§ **Objective**:
Drop every picture. Then return, exactly, the lines from the beginning of the listing below through the one containing "1, 1, 1, 1, 1, 1, 1, 1, 1, 1]".

== Data ==

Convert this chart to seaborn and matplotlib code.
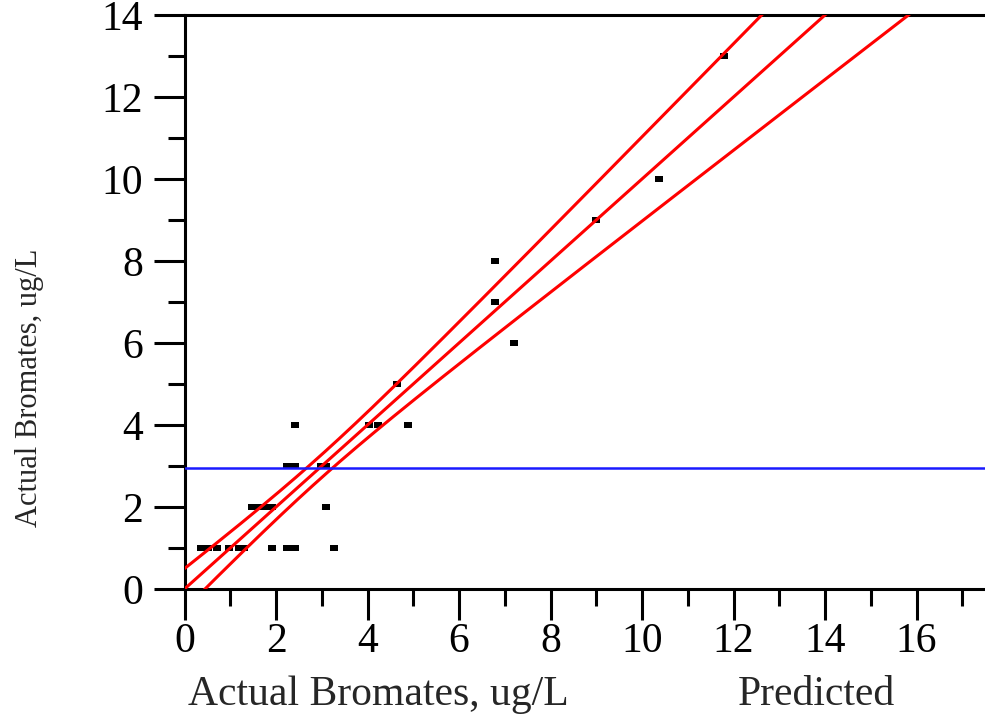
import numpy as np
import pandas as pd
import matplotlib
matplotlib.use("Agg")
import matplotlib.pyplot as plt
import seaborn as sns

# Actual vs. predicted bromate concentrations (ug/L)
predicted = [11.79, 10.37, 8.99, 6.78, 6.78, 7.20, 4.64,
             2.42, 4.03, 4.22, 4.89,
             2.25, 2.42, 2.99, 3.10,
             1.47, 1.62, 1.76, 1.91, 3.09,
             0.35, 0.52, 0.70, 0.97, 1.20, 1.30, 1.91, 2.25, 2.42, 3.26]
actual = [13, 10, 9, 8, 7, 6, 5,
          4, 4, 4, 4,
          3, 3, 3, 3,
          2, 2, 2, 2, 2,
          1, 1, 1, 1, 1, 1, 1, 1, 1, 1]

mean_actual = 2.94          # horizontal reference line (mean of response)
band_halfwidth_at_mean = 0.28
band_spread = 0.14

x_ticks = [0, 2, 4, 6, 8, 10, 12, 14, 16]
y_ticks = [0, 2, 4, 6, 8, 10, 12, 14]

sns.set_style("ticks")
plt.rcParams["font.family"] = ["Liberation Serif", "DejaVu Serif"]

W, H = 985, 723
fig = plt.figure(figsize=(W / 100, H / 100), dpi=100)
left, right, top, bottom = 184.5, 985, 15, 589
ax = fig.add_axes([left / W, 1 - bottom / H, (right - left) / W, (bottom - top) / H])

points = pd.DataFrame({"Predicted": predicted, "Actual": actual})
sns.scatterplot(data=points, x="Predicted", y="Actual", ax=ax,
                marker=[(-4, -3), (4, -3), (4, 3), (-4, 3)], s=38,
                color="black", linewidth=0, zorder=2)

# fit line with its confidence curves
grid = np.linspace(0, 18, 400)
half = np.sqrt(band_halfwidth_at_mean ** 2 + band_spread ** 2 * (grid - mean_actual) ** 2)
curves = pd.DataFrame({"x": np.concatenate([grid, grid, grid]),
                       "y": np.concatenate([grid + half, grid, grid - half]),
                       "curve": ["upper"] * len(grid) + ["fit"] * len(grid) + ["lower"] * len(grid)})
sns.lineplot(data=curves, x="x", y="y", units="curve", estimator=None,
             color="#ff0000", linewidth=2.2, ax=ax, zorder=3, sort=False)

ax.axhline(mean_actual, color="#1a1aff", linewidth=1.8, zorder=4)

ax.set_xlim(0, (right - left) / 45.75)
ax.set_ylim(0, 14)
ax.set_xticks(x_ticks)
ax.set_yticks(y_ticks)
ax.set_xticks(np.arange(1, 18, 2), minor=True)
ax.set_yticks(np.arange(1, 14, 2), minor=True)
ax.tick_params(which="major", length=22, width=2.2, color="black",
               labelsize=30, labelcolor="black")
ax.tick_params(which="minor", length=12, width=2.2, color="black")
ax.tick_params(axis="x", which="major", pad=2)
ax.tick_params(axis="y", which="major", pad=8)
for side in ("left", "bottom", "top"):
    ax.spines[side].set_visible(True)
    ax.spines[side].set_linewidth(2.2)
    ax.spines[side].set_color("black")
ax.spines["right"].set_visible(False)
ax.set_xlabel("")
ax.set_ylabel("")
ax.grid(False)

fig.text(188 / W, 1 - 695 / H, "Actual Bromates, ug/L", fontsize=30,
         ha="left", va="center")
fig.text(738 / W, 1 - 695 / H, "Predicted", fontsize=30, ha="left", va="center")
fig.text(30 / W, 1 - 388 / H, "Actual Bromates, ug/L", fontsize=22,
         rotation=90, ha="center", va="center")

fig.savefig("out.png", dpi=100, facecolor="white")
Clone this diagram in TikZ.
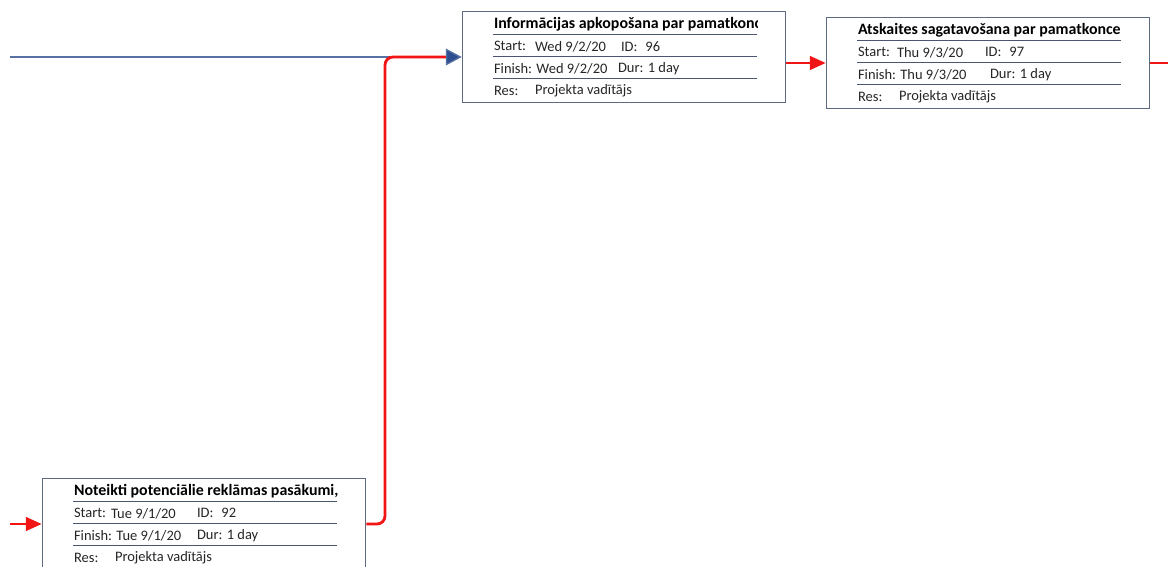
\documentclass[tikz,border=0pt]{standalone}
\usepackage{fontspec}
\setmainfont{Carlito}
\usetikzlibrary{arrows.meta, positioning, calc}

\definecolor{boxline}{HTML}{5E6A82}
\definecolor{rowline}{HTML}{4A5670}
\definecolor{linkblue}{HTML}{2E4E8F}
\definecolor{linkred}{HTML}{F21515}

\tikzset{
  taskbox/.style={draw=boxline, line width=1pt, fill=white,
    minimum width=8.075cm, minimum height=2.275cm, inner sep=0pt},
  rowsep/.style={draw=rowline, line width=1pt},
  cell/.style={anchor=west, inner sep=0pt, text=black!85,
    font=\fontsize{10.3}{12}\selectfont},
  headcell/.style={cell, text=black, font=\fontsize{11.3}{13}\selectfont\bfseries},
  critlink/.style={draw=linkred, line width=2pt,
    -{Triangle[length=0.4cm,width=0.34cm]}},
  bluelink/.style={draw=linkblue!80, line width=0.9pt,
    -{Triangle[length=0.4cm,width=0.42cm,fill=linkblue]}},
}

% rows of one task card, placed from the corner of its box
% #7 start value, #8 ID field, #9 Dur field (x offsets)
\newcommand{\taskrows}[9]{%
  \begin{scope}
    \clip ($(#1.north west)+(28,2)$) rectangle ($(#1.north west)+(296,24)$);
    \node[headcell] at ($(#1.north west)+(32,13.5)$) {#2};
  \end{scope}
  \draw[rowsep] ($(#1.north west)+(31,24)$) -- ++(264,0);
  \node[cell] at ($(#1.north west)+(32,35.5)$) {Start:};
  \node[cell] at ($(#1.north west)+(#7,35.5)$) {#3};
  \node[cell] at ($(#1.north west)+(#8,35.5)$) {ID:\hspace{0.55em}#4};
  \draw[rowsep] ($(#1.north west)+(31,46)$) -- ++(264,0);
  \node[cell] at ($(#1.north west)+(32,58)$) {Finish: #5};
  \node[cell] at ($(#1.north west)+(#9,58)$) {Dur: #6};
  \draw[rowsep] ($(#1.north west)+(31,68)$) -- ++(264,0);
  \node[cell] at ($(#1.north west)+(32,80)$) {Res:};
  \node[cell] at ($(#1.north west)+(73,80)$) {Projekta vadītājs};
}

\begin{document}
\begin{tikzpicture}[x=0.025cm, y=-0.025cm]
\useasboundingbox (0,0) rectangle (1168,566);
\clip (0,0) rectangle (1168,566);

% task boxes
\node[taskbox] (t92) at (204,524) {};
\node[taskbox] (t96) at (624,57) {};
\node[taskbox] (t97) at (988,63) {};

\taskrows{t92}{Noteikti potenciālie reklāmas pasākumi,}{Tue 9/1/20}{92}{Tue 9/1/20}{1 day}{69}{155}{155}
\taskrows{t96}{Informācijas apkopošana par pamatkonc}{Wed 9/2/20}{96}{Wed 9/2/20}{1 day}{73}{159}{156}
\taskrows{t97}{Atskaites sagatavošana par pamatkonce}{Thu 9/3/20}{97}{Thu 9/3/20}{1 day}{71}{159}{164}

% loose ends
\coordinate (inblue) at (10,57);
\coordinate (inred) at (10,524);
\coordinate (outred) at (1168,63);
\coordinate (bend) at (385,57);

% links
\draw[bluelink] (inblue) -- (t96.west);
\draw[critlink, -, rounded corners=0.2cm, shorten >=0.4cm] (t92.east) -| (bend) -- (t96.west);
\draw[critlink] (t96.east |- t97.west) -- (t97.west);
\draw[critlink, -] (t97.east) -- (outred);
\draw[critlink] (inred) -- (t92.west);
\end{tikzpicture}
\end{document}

===

§ **The completed task**:
Convert this chart to seaborn and matplotlib code.
import numpy as np
import pandas as pd
import matplotlib
matplotlib.use("Agg")
import matplotlib.pyplot as plt
import seaborn as sns

# Actual vs. predicted bromate concentrations (ug/L)
predicted = [11.79, 10.37, 8.99, 6.78, 6.78, 7.20, 4.64,
             2.42, 4.03, 4.22, 4.89,
             2.25, 2.42, 2.99, 3.10,
             1.47, 1.62, 1.76, 1.91, 3.09,
             0.35, 0.52, 0.70, 0.97, 1.20, 1.30, 1.91, 2.25, 2.42, 3.26]
actual = [13, 10, 9, 8, 7, 6, 5,
          4, 4, 4, 4,
          3, 3, 3, 3,
          2, 2, 2, 2, 2,
          1, 1, 1, 1, 1, 1, 1, 1, 1, 1]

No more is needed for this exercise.